On 07.08.2020 00:33, Tomas Vondra wrote:
>
> Unfortunately Konstantin did not share any details about what workloads
> he tested, what config etc. But I find the "no regression" hypothesis
> rather hard to believe, because we're adding non-trivial amount of code
> to a place that can be quite hot.
Sorry, that I have not explained my test scenarios.
As far as Postgres is pgbench-oriented database:) I have also used pgbench:
read-only case and sip-some updates.
For this patch most critical is number of buffer allocations,
so I used small enough database (scale=100), but shared buffer was set
to 1Gb.
As a result, all data is cached in memory (in file system cache), but
there is intensive swapping at Postgres buffer manager level.
I have tested it both with relatively small (100) and large (1000)
number of clients.
I repeated this tests at my notebook (quadcore, 16Gb RAM, SSD) and IBM
Power2 server with about 380 virtual cores and about 1Tb of memory.
I the last case results are vary very much I think because of NUMA
architecture) but I failed to find some noticeable regression of patched
version.
But I have to agree that adding parallel hash (in addition to existed
buffer manager hash) is not so good idea.
This cache really quite frequently becomes bottleneck.
My explanation of why I have not observed some noticeable regression was
that this patch uses almost the same lock partitioning schema
as already used it adds not so much new conflicts. May be in case of
POwer2 server, overhead of NUMA is much higher than other factors
(although shared hash is one of the main thing suffering from NUMA
architecture).
But in principle I agree that having two independent caches may decrease
speed up to two times (or even more).
I hope that everybody will agree that this problem is really critical.
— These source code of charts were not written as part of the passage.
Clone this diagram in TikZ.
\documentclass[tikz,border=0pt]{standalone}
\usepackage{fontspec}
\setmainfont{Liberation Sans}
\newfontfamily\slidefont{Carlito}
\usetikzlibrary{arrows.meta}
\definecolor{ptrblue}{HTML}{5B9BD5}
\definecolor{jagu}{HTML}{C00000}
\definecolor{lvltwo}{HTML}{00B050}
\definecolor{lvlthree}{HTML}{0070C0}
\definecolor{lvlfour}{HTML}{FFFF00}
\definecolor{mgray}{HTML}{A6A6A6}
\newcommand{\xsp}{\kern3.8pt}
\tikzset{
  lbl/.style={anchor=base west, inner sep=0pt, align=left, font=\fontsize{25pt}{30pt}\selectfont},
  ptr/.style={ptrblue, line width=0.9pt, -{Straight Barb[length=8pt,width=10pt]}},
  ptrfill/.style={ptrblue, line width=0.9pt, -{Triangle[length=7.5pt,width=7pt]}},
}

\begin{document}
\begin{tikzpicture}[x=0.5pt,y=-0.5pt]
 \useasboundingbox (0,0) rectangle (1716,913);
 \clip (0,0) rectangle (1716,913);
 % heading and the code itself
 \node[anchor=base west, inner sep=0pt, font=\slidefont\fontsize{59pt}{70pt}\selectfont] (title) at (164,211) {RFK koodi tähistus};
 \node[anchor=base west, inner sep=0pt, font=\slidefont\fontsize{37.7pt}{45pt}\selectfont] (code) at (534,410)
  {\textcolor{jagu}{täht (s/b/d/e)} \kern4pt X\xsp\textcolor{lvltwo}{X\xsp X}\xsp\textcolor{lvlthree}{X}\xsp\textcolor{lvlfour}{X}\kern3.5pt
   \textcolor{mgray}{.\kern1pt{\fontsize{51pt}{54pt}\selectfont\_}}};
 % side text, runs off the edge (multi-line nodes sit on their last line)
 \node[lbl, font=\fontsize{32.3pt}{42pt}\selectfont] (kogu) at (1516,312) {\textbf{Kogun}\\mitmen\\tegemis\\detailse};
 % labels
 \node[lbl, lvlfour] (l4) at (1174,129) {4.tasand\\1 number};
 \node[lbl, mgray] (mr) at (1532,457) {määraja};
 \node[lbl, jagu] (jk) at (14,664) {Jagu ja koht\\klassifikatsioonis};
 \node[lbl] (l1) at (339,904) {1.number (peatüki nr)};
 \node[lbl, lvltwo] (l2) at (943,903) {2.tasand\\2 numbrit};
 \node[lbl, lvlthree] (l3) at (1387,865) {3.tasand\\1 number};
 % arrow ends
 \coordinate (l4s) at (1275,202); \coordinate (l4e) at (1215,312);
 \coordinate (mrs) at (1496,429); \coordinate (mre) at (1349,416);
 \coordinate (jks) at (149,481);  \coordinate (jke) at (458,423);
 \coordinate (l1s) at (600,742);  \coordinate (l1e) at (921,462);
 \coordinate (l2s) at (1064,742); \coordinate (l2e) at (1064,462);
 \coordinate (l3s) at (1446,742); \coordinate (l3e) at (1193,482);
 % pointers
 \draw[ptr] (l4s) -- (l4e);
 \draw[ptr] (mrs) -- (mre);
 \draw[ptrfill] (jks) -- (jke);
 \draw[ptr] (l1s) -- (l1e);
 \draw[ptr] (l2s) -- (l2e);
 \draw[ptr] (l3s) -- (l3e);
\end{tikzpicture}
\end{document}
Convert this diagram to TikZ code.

It is certainly not the most common case when there are hundreds of
relation which are frequently truncated. But having quadratic complexity
in drop function is not acceptable from my point of view.
And it is not only recovery-specific problem, this is why solution with
local cache is not enough.
I do not know good solution of the problem. Just some thoughts.
- We can somehow combine locking used for main buffer manager cache (by
relid/blockno) and cache for relid. It will eliminates double locking
overhead.
- We can use something like sorted tree (like std::map) instead of hash
- it will allow to locate blocks both by relid/blockno and by relid only.